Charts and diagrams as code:
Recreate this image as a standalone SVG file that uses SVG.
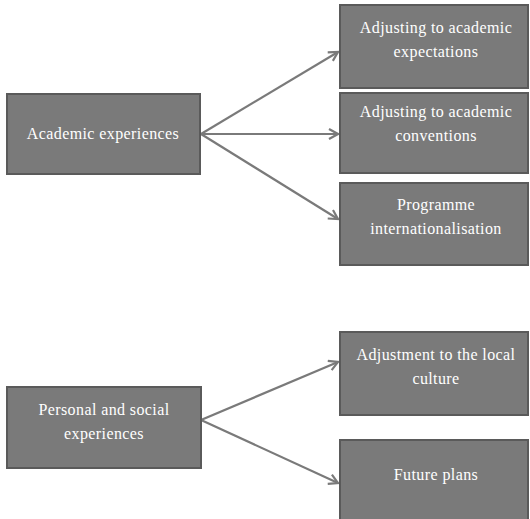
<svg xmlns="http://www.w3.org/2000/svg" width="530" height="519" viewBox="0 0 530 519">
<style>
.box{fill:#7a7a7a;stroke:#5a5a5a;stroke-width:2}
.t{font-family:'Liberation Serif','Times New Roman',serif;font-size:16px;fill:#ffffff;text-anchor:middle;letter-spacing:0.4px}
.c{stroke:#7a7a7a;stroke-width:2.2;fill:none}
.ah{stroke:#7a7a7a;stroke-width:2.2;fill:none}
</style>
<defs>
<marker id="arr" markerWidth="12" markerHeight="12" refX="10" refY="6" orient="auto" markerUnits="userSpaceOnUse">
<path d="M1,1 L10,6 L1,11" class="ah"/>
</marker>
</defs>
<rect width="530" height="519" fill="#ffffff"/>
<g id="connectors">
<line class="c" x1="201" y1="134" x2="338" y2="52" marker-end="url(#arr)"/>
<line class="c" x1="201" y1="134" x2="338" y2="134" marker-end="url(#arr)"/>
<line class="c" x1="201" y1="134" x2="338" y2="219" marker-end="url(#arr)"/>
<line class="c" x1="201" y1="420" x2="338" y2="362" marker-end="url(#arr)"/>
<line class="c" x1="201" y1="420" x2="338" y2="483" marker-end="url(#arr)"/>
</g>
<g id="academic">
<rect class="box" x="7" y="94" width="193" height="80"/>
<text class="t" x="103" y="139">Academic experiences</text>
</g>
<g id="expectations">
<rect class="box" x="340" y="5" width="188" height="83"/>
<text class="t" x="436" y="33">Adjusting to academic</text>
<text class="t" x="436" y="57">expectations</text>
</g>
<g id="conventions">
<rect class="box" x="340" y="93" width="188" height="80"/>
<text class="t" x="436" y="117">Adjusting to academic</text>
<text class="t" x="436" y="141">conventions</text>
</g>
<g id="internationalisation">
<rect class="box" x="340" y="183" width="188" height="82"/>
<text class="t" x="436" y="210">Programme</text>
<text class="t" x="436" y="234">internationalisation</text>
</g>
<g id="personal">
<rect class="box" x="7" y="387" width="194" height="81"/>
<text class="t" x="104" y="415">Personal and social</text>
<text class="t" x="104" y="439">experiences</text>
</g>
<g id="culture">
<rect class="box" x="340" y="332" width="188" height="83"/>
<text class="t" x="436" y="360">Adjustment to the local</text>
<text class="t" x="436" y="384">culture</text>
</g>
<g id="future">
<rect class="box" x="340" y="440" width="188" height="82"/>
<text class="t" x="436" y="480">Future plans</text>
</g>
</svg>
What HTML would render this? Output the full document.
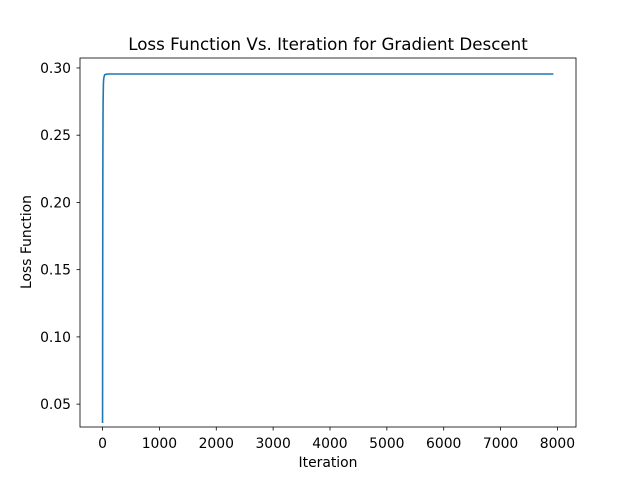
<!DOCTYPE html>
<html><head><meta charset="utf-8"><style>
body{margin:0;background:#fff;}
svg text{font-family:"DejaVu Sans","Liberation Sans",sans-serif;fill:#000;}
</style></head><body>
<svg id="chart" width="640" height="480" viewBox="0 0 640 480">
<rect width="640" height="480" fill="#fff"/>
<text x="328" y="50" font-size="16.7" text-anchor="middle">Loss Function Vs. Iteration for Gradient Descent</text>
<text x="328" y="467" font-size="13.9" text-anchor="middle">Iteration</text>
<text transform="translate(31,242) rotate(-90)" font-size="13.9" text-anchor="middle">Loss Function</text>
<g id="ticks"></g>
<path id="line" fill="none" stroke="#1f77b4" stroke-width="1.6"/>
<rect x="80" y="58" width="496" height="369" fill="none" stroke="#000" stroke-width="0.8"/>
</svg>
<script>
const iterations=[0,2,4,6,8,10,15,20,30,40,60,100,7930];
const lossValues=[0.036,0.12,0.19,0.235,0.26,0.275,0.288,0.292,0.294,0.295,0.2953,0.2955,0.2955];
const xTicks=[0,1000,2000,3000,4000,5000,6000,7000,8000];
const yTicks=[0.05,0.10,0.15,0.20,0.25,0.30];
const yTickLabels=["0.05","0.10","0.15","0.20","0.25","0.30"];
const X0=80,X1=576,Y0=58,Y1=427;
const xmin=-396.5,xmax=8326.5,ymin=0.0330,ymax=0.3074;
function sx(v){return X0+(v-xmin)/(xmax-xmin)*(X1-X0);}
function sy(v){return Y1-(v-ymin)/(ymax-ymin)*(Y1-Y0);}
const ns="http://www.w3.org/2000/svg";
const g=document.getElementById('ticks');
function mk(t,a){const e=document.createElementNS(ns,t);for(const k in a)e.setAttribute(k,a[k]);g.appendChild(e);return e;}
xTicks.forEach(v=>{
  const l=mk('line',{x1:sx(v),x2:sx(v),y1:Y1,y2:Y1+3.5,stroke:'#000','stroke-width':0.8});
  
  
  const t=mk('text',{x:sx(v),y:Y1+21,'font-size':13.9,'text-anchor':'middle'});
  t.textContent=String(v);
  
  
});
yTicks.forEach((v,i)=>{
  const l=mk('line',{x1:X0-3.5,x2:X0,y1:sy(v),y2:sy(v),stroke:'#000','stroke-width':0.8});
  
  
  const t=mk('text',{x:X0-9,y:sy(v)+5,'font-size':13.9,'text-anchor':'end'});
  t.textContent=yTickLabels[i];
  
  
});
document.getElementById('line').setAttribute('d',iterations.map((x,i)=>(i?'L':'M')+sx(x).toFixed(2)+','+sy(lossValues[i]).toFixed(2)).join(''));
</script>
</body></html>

→ **Task brief**
Repeat the data above exactly, but not the pictures.

→ **Written solution**
Recreate this image as a standalone SVG file that uses SVG.
<svg xmlns="http://www.w3.org/2000/svg" width="530" height="519" viewBox="0 0 530 519">
<style>
.box{fill:#7a7a7a;stroke:#5a5a5a;stroke-width:2}
.t{font-family:'Liberation Serif','Times New Roman',serif;font-size:16px;fill:#ffffff;text-anchor:middle;letter-spacing:0.4px}
.c{stroke:#7a7a7a;stroke-width:2.2;fill:none}
.ah{stroke:#7a7a7a;stroke-width:2.2;fill:none}
</style>
<defs>
<marker id="arr" markerWidth="12" markerHeight="12" refX="10" refY="6" orient="auto" markerUnits="userSpaceOnUse">
<path d="M1,1 L10,6 L1,11" class="ah"/>
</marker>
</defs>
<rect width="530" height="519" fill="#ffffff"/>
<g id="connectors">
<line class="c" x1="201" y1="134" x2="338" y2="52" marker-end="url(#arr)"/>
<line class="c" x1="201" y1="134" x2="338" y2="134" marker-end="url(#arr)"/>
<line class="c" x1="201" y1="134" x2="338" y2="219" marker-end="url(#arr)"/>
<line class="c" x1="201" y1="420" x2="338" y2="362" marker-end="url(#arr)"/>
<line class="c" x1="201" y1="420" x2="338" y2="483" marker-end="url(#arr)"/>
</g>
<g id="academic">
<rect class="box" x="7" y="94" width="193" height="80"/>
<text class="t" x="103" y="139">Academic experiences</text>
</g>
<g id="expectations">
<rect class="box" x="340" y="5" width="188" height="83"/>
<text class="t" x="436" y="33">Adjusting to academic</text>
<text class="t" x="436" y="57">expectations</text>
</g>
<g id="conventions">
<rect class="box" x="340" y="93" width="188" height="80"/>
<text class="t" x="436" y="117">Adjusting to academic</text>
<text class="t" x="436" y="141">conventions</text>
</g>
<g id="internationalisation">
<rect class="box" x="340" y="183" width="188" height="82"/>
<text class="t" x="436" y="210">Programme</text>
<text class="t" x="436" y="234">internationalisation</text>
</g>
<g id="personal">
<rect class="box" x="7" y="387" width="194" height="81"/>
<text class="t" x="104" y="415">Personal and social</text>
<text class="t" x="104" y="439">experiences</text>
</g>
<g id="culture">
<rect class="box" x="340" y="332" width="188" height="83"/>
<text class="t" x="436" y="360">Adjustment to the local</text>
<text class="t" x="436" y="384">culture</text>
</g>
<g id="future">
<rect class="box" x="340" y="440" width="188" height="82"/>
<text class="t" x="436" y="480">Future plans</text>
</g>
</svg>
What HTML would render this? Output the full document.
<!DOCTYPE html>
<html><head><meta charset="utf-8"><style>
body{margin:0;background:#fff;}
svg text{font-family:"DejaVu Sans","Liberation Sans",sans-serif;fill:#000;}
</style></head><body>
<svg id="chart" width="640" height="480" viewBox="0 0 640 480">
<rect width="640" height="480" fill="#fff"/>
<text x="328" y="50" font-size="16.7" text-anchor="middle">Loss Function Vs. Iteration for Gradient Descent</text>
<text x="328" y="467" font-size="13.9" text-anchor="middle">Iteration</text>
<text transform="translate(31,242) rotate(-90)" font-size="13.9" text-anchor="middle">Loss Function</text>
<g id="ticks"></g>
<path id="line" fill="none" stroke="#1f77b4" stroke-width="1.6"/>
<rect x="80" y="58" width="496" height="369" fill="none" stroke="#000" stroke-width="0.8"/>
</svg>
<script>
const iterations=[0,2,4,6,8,10,15,20,30,40,60,100,7930];
const lossValues=[0.036,0.12,0.19,0.235,0.26,0.275,0.288,0.292,0.294,0.295,0.2953,0.2955,0.2955];
const xTicks=[0,1000,2000,3000,4000,5000,6000,7000,8000];
const yTicks=[0.05,0.10,0.15,0.20,0.25,0.30];
const yTickLabels=["0.05","0.10","0.15","0.20","0.25","0.30"];
const X0=80,X1=576,Y0=58,Y1=427;
const xmin=-396.5,xmax=8326.5,ymin=0.0330,ymax=0.3074;
function sx(v){return X0+(v-xmin)/(xmax-xmin)*(X1-X0);}
function sy(v){return Y1-(v-ymin)/(ymax-ymin)*(Y1-Y0);}
const ns="http://www.w3.org/2000/svg";
const g=document.getElementById('ticks');
function mk(t,a){const e=document.createElementNS(ns,t);for(const k in a)e.setAttribute(k,a[k]);g.appendChild(e);return e;}
xTicks.forEach(v=>{
  const l=mk('line',{x1:sx(v),x2:sx(v),y1:Y1,y2:Y1+3.5,stroke:'#000','stroke-width':0.8});
  
  
  const t=mk('text',{x:sx(v),y:Y1+21,'font-size':13.9,'text-anchor':'middle'});
  t.textContent=String(v);
  
  
});
yTicks.forEach((v,i)=>{
  const l=mk('line',{x1:X0-3.5,x2:X0,y1:sy(v),y2:sy(v),stroke:'#000','stroke-width':0.8});
  
  
  const t=mk('text',{x:X0-9,y:sy(v)+5,'font-size':13.9,'text-anchor':'end'});
  t.textContent=yTickLabels[i];
  
  
});
document.getElementById('line').setAttribute('d',iterations.map((x,i)=>(i?'L':'M')+sx(x).toFixed(2)+','+sy(lossValues[i]).toFixed(2)).join(''));
</script>
</body></html>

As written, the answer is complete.